An Analysis of MLOps Architectures: A Systematic Mapping Study
Faezeh Amou Najafabadi, Justus Bogner, Ilias Gerostathopoulos, Patricia Lago
TL;DR
The paper addresses the fragmented understanding of MLOps architectures by performing a systematic mapping study over 43 peer-reviewed primary studies (published 2020–2024) and applying card sorting to derive a holistic, component-based view. It identifies 35 architecture components grouped into six categories, and maps 76 tools to these components, revealing how tooling supports different parts of MLOps workflows. The authors describe multiple architecture variants (including baseline, inference-service vs inference-engine, and online-training combinations) and present a UML component diagram to illustrate dependencies, enabling practitioners and researchers to choose suitable variants and identify tool gaps. The work aims to lay groundwork toward a reference MLOps architecture and highlights opportunities for future process-oriented views, architectural decisions, and standardized representations to improve communication and design in this evolving field.
Abstract
Context.
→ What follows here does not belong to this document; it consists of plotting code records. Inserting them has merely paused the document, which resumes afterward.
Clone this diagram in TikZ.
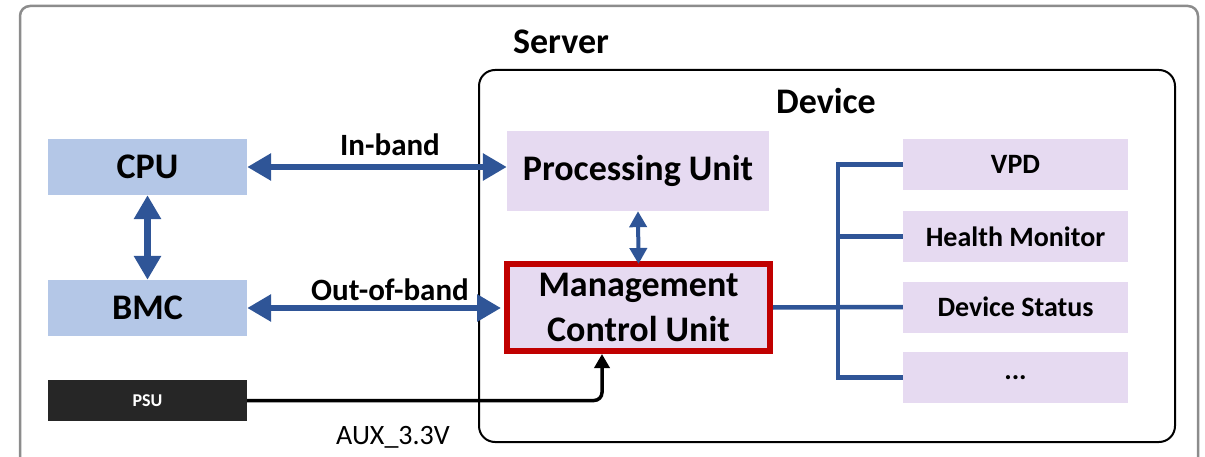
\documentclass[tikz,border=0pt]{standalone}
\usepackage{fontspec}
\setmainfont{Carlito}
\usetikzlibrary{arrows.meta}
\definecolor{arrblue}{HTML}{2F5597}
\definecolor{cpublue}{HTML}{B4C7E7}
\definecolor{lav}{HTML}{E6DAF1}
\definecolor{mcured}{HTML}{C00000}
\definecolor{psuk}{HTML}{262626}
\definecolor{srvgray}{HTML}{8C8C8C}
\tikzset{
  hostbox/.style={fill=cpublue, draw=none, minimum width=199pt, minimum height=56pt, inner sep=0pt, font=\fontsize{36}{40}\selectfont\bfseries},
  itembox/.style={fill=lav, draw=none, minimum width=225pt, minimum height=51pt, inner sep=0pt, font=\fontsize{28}{32}\selectfont\bfseries},
  biglink/.style={arrblue, line width=6.5pt, {Triangle[length=24pt,width=26pt]}-{Triangle[length=24pt,width=26pt]}},
  smalllink/.style={arrblue, line width=4pt, {Triangle[length=16pt,width=17pt]}-{Triangle[length=16pt,width=17pt]}},
  bus/.style={arrblue, line width=4.5pt, line join=miter},
  lbl/.style={font=\fontsize{31}{34}\selectfont\bfseries, inner sep=0pt},
  ttl/.style={font=\fontsize{36}{40}\selectfont\bfseries, inner sep=0pt},
}
\begin{document}
\begin{tikzpicture}[x=1pt, y=-1pt]
\useasboundingbox (0,0) rectangle (1205,457);
\begin{scope}
\clip (0,0) rectangle (1205,457);
\draw[srvgray, line width=2.5pt, rounded corners=10pt] (20,480) rectangle (1198,6);
\end{scope}
\node[ttl] (server) at (561,42) {Server};
\draw[black, line width=2pt, rounded corners=16pt] (479,70) rectangle (1175,442);
\node[ttl] (device) at (826,101) {Device};

\node[hostbox] (cpu) at (147.5,167) {CPU};
\node[hostbox] (bmc) at (147.5,308) {BMC};
\node[fill=psuk, text=white, minimum width=199pt, minimum height=41pt, inner sep=0pt, font=\fontsize{18}{20}\selectfont\bfseries] (psu) at (147.5,400.5) {PSU};

\node[fill=lav, minimum width=262pt, minimum height=80pt, inner sep=0pt, font=\fontsize{36}{40}\selectfont\bfseries] (pu) at (638,171) {Processing Unit};
\node[fill=lav, draw=mcured, line width=6pt, minimum width=263pt, minimum height=87pt, inner sep=0pt, align=center, font=\fontsize{36}{45}\selectfont\bfseries] (mcu) at (638.5,307.5) {Management\\Control Unit};

\node[itembox] (vpd) at (1015.5,164.5) {VPD};
\node[itembox] (hm) at (1015.5,236.5) {Health Monitor};
\node[itembox] (ds) at (1015.5,307) {Device Status};
\node[itembox] (more) at (1015.5,377.5) {...};

\draw[biglink] (cpu.east) -- (pu.west |- cpu.east);
\node[lbl] (inband) at (390,145) {In-band};
\draw[biglink] (bmc.east) -- ([xshift=-3pt]mcu.west |- bmc.east);
\node[lbl] (oob) at (390,290) {Out-of-band};
\draw[biglink] (cpu.south) -- (bmc.north);
\draw[smalllink] (pu.south) -- ([yshift=-3pt]mcu.north);

\coordinate (btop) at (838,164.5);
\coordinate (bbot) at (838,377.5);
\draw[bus] (vpd.west) -- (btop) -- (bbot) -- (more.west);
\draw[bus] (hm.west) -- (btop |- hm.west);
\draw[bus] (mcu.east) -- (ds.west);

\draw[black, line width=3.5pt, rounded corners=8pt, -{Triangle[length=14pt,width=15pt]}] (psu.east) -| ([xshift=-36.5pt]mcu.south);
\node[font=\fontsize{28}{32}\selectfont, inner sep=0pt] (aux) at (393,437) {AUX\_3.3V};
\end{tikzpicture}
\end{document}
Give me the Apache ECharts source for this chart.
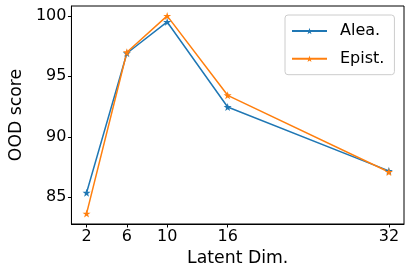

Despite the increasing adoption of Machine Learning Operations (MLOps), teams still encounter challenges in effectively applying this paradigm to their specific projects. While there is a large variety of available tools usable for MLOps, there is simultaneously a lack of consolidated architecture knowledge that can inform the architecture design. Objective. Our primary objective is to provide a comprehensive overview of (i) how MLOps architectures are defined across the literature and (ii) which tools are mentioned to support the implementation of each architecture component. Method. We apply the Systematic Mapping Study method and select 43 primary studies via automatic, manual, and snowballing-based search and selection procedures. Subsequently, we use card sorting to synthesize the results. Results. We contribute (i) a categorization of 35 MLOps architecture components, (ii) a description of several MLOps architecture variants, and (iii) a systematic map between the identified components and the existing MLOps tools. Conclusion. This study provides an overview of the state of the art in MLOps from an architectural perspective. Researchers and practitioners can use our findings to inform the architecture design of their MLOps systems.